Nizami
Motiur Rahman Nizami, chief of the Jamaat-e-Islami, Bangladesh's biggest Islamic Political Party and an alliance of the ruling Bangladesh Nationalist Party, waves to his supporters during a rally in Dhaka Feb. 11, 2006. REUTERS/Rafiqur Rahman/File Photo

Motiur Rahman Nizami, the leader of the top Islamist party Jamaat-e-Islami, was hanged in Bangladesh early Wednesday for war crimes committed during the 1971 war of independence to break away from Pakistan. The 73-year-old had been given a death sentence for genocide, rape and torture.

Nizami — the fifth and highest-ranked opposition leader to be executed since December 2013 for war crimes — was executed after the Supreme Court rejected his final plea against the death sentence, which was handed down by the International Crimes Tribunal (ICT) in 2014.

"Nizami has been deprived of justice," Maqbul Ahmad, the acting leader of Bangladesh's largest Islamist party, said, according to the BBC. "He's a victim of political vengeance."

Security was reportedly tightened in capital Dhaka and other major cities as Jamaat-e-Islami called for a nationwide strike Thursday in protest of Nizami's execution.

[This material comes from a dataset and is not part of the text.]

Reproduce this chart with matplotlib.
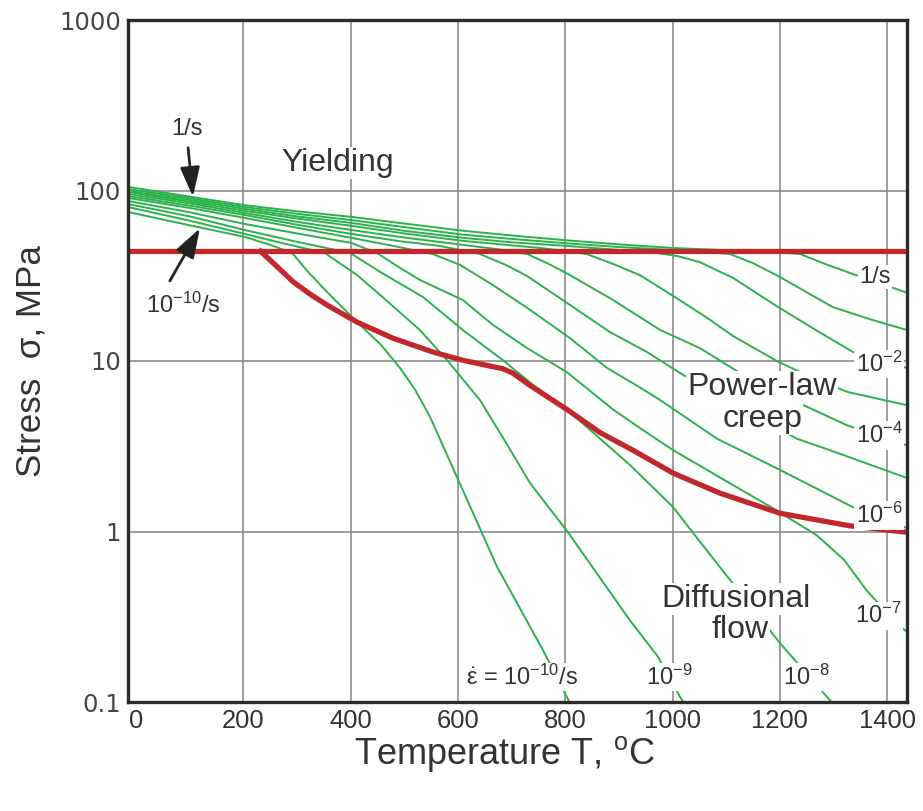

During the nine-month independence war, about 3 million people were killed, according to government figures, and thousands of women were raped. Some factions, including the Jamaat-e-Islami, had opposed the break from what was then called West Pakistan.

Nizami, who had been in prison since 2010, is the fourth leader of the Jamaat-e-Islami party to have been executed since Prime Minister Sheikh Hasina set up a war crimes tribunal to look into abuses during the independence war. Jamaat-e-Islami party denied that its leaders committed any atrocities.